And the Ship Sails On (1983)

Sleeping Chickens

Fellini is a visionary mystic. He sees what he knows before he figures it out. So we have set design, costume design, even character design, before he fills things in with his narratives and allegories. I know this, so don’t come to be disappointed when the stories and allegories do not quite work. It is the sign of risk-taking that he allows his vision to outrace his sense.

Shakespeare thought “The Tempest” would be his last play. The technology of the stage had left him behind, so in a sort of final flourish he built a play that exploited the new special effects, costume and stage technologies, far better than his contemporaries. And within that he placed a surrogate of himself. The play is full of deep observations on the nature of life and reason. Each of these is essential to his purpose, which was to present himself through ideas. Few of these were necessary to advance the story. Much was made of the plays within the play and who controls what elements of them

Fellini similarly believed this to be his final film. At 62, already advised that his heart would give out, he poured everything he wanted to say into this. Yes, he always did that, but this time he used “The Tempest” as his guide. Afterwards he would go to Peru for inspiration.

The film is folded into a literal opera, an opera about the life of a famous opera star, which morphs from small stories (a sing-off in the boiler-room) into an opera of war.

Orthogonally, the film is folded twice into an inner film being made of the event and an outer film of the film. The way we are introduced to these two devices simultaneously is one of the most trilling beginnings in the history of cinema. There is an inner, inner seance.

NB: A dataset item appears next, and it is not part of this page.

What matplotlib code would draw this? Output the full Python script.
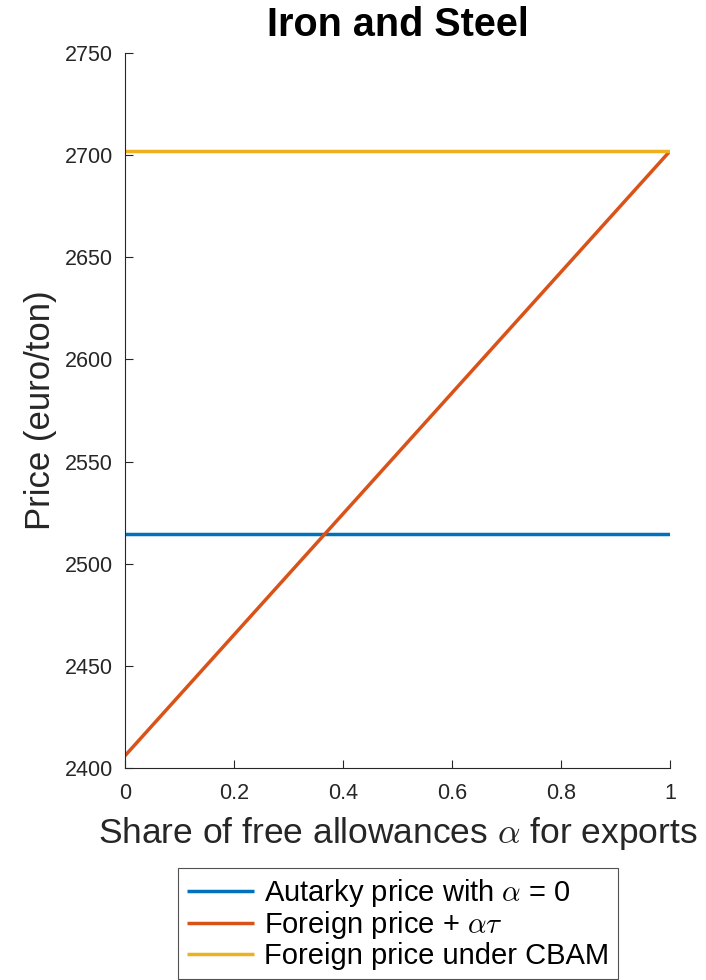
import matplotlib
matplotlib.use("Agg")
import matplotlib.pyplot as plt

plt.rcParams["font.family"] = ["Liberation Sans", "DejaVu Sans"]
plt.rcParams["mathtext.fontset"] = "cm"

# share of free allowances for exports
alpha = [0.0, 1.0]
autarky_price = [2514.7, 2514.7]
foreign_plus_alpha_tau = [2406.0, 2702.0]
cbam_price = [2702.0, 2702.0]

series_labels = [
    r"Autarky price with $\alpha$ = 0",
    r"Foreign price + $\alpha\tau$",
    "Foreign price under CBAM",
]
series_colors = ["#0072BD", "#D95319", "#EDB120"]

yticks = [2400, 2450, 2500, 2550, 2600, 2650, 2700, 2750]
xticks = [0, 0.2, 0.4, 0.6, 0.8, 1]
xticklabels = ["0", "0.2", "0.4", "0.6", "0.8", "1"]

W, H = 706, 980
fig = plt.figure(figsize=(W / 100, H / 100), dpi=100)
ax = fig.add_axes([125 / W, 1 - 768 / H, 545 / W, 715 / H])

for ys, lab, col in zip([autarky_price, foreign_plus_alpha_tau, cbam_price],
                        series_labels, series_colors):
    ax.plot(alpha, ys, color=col, lw=2.5, label=lab, solid_capstyle="butt")

ax.set_xlim(0, 1)
ax.set_ylim(2400, 2750)
ax.set_yticks(yticks)
ax.set_xticks(xticks)
ax.set_xticklabels(xticklabels)

axis_col = "#262626"
for side in ["top", "right"]:
    ax.spines[side].set_visible(False)
for side in ["left", "bottom"]:
    ax.spines[side].set_color(axis_col)
    ax.spines[side].set_linewidth(0.8)
ax.tick_params(direction="in", length=6, width=0.8, colors=axis_col,
               labelsize=15.5)
ax.tick_params(axis="x", pad=11)
ax.tick_params(axis="y", pad=8.5)

ax.set_xlabel(r"Share of free allowances $\alpha$ for exports",
              fontsize=25.5, color=axis_col, labelpad=8)
ax.set_ylabel("Price (euro/ton)", fontsize=25, color=axis_col, labelpad=6)
ax.set_title("Iron and Steel", fontsize=28.5, fontweight="bold", pad=12)

handles, labels = ax.get_legend_handles_labels()
leg = fig.legend(handles, labels, loc="upper center",
                 bbox_to_anchor=(398 / W, 1 - 868 / H),
                 fontsize=21, frameon=True, fancybox=False,
                 edgecolor="#262626", handlelength=2.3, handletextpad=0.35,
                 labelspacing=0.02, borderpad=0.3, borderaxespad=0)
leg.get_frame().set_linewidth(0.8)

fig.savefig("out.png", dpi=100)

As a film experience, it is much like “Duck Soup,” where the fakery and frippery is exposed and unremarked on: in the thing itself; in the ridiculous pomp of “royalty;” in the strutting of the artists, all conflated.

I would have been tempted to give this the honour of being one of the two Fellini films I set as fours. That would be because when a man prepares to die, it matters what he says. But it so happens that he thought the same before the two I picked.

Posted in 2010

Ted’s Evaluation — 3 of 3: Worth watching.